Le plaisir, la fête sont à l'ordre du jour. Moins celle-ci maintenant qu'il y a dix ou douze ans, qui supposait la convivialité et le partage du plaisir. On a depuis inventé bien des restrictions à ce partage toujours problématique et le retour en force des réalités pécuniaires favorise le retour non moins obligé de discriminations féroces.

Dans le même temps, le droit au plaisir s'inscrit en caractères de plus en plus énormes au catalogue des revendications en tous genres. " Faites-vous plaisir " est en passe de devenir le slogan publicitaire champion toute catégorie. Il apparaît même contradictoire que l'on vienne à parler tant de cette chose que chacun est censé prendre seul en déni de toute communication, et si l'échange, la réciprocité, la communion n'étaient, comme on veut le dire, que leurres et vaines croyances.

Et pourtant que capterait le micro invisible baladé entre les tables d'un restaurant, autour du zinc d'un bistrot ou dans les transports en commun sinon des bribes de récits de conquête du plaisir ? De quoi les hommes parlent-ils, entre eux, le lundi matin de préférence, après cette plage temporaire du week-end accordée à leur vie personnelle, sinon des " lieux communs " du plaisir, officiellement reconnus comme tels : le sexe et la voiture, le sport et la bouffe ? Et si l'on se plaint, c'est d'échecs au plaisir. Il n'y a jamais eu assez de plaisir, mais il demeure le critère, la norme, le commun dénominateur par quoi chacun se mesure à l'autre.

A bien l'entendre, cette omniprésence du plaisir dans la conversation courante, ne serait-elle pas indispensable à son accomplissement ? Un plaisir secret est diminué, amputé : l'oreille d'autrui, même si nous la savons plus ou moins indifférente, chacun étant plus sensible et attentif à son propre discours qu'à celui de l'autre, est la nécessaire caisse de résonance d'un plaisir qui se prétend indépendant. C'est si vrai qu'en nos fantasmes-mêmes, autrui est toujours présent, fut-il réduit à l'état d'objet ou de voyeur-figurant. L'expression irrésistible du plaisir avoue le partage comme sa condition première.

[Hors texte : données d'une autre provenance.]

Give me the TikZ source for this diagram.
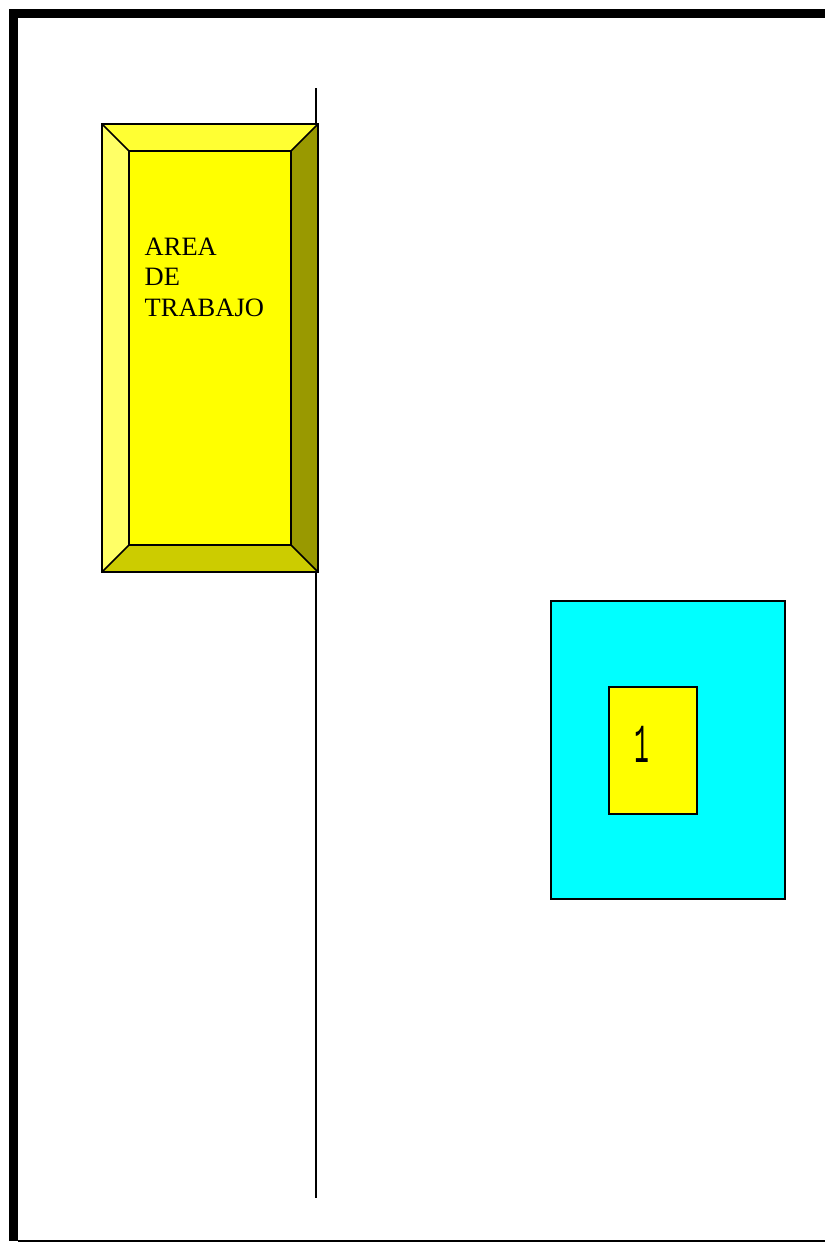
\documentclass[tikz,border=0pt]{standalone}
\usepackage{fontspec}
\setmainfont{Liberation Serif}
\newfontfamily\digitfont{Liberation Mono}
\begin{document}
\begin{tikzpicture}[x=1pt,y=-1pt,
  edge/.style={draw=black,line width=1.5pt,line join=miter},
  frame/.style={fill=black}]
\useasboundingbox (0,0) rectangle (825,1242);
% page frame
\fill[frame] (9,9) rectangle (825,18);
\fill[frame] (9,9) rectangle (18,1241);
\draw[line width=1.5pt] (18,1241) -- (825,1241);
% vertical divider
\coordinate (vt) at (316,88);
\coordinate (vb) at (316,1198);
\draw[line width=1.5pt] (vt) -- (vb);
% bevelled box
\coordinate (o1) at (102,124); \coordinate (o2) at (318,124);
\coordinate (o3) at (318,572); \coordinate (o4) at (102,572);
\coordinate (i1) at (129,151); \coordinate (i2) at (291,151);
\coordinate (i3) at (291,545); \coordinate (i4) at (129,545);
\fill[fill={rgb,255:red,255;green,255;blue,51}] (o1) -- (o2) -- (i2) -- (i1) -- cycle;
\fill[fill={rgb,255:red,255;green,255;blue,102}] (o1) -- (i1) -- (i4) -- (o4) -- cycle;
\fill[fill={rgb,255:red,153;green,153;blue,0}] (o2) -- (o3) -- (i3) -- (i2) -- cycle;
\fill[fill={rgb,255:red,204;green,204;blue,0}] (o4) -- (i4) -- (i3) -- (o3) -- cycle;
\fill[fill={rgb,255:red,255;green,255;blue,0}] (i1) rectangle (i3);
\draw[edge] (o1) rectangle (o3);
\draw[edge] (i1) rectangle (i3);
\draw[edge] (o1) -- (i1) (o2) -- (i2) (o3) -- (i3) (o4) -- (i4);
\node[anchor=base west,inner sep=0pt,align=left,font=\fontsize{26.5}{30.5}\selectfont] (area) at (144.5,316) {AREA\\DE\\TRABAJO};
% cyan box
\draw[line width=2.5pt,fill={rgb,255:red,0;green,255;blue,255}] (551,601) rectangle (785,899);
\draw[line width=2pt,fill={rgb,255:red,255;green,255;blue,0}] (609,687) rectangle (697,814);
\node[inner sep=0pt,xscale=0.45,font=\digitfont\fontsize{55}{55}\selectfont] (one) at (642,744) {1};
\end{tikzpicture}
\end{document}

Dès lors, ce sont les ambitions du narcissisme qui sont un leurre et lui-même une impasse : ce moi que je prétends être et que le plaisir m'a révélé, voici qu'il ne peut que s'étioler et dépérir s'il prétend ne se repaître que de son propre reflet. En effet, c'est de l'apport d'autrui que Narcisse tient et renouvelle cette consistance d'unicité qu'il veut posséder tout en excluant l'autre devenu gêneur. Que je nie l'autre dans un projet narcissique, que je le réduise à moi dans un projet fusionnel c'est moi finalement, non en tant qu'individu à lui seul réductible, mais en tant que personne, visage offert à autrui comme lieu d'une liberté et d'une créativité réciproques, que j'ampute. Cette liberté que je prétends être, il me la faut connaître en autrui et le constituer comme partenaire de cette créativité par laquelle seule je puis me renouveler et sortir du cachot d'un moi exigu.

L'amour d'un moi révélé par le plaisir ne se maintient que dans le maintien de l'Autre comme tel face à ce moi. Le moi s'épuise à demeurer en lui-même et le rêve solitaire accompagne le non déploiement du plaisir ; que si, au contraire, cet amour de soi cesse de craindre l'affrontement de l'altérité, il donne des ailes au plaisir, qui devient alors signe prometteur d'une communion interpersonnelle, construite sur une différence réciproque non seulement acceptée et maintenue, mais aimée. Aimer — même s'aimer soi-même — ne peut s'entendre que dans la promotion d'autrui et jusque dans la promotion de sa différence.

Ainsi, le projet véritable du plaisir humain, la jouissance, n'irait pas sans un projet, peut-être inconscient, de rencontre et de partage, d'une communion fort éloignée de la fusion avec laquelle elle fut si fâcheusement confondue — une communion où il y a toujours une distance à sauvegarder, à aimer. On n'a rien dit du plaisir esthétique, mais lui aussi suggère qu'à l'idée de plaisir fatalement isolé se substitue celle d'un instant nécessairement ouvert à la rencontre et à la reconnaissance d'autrui.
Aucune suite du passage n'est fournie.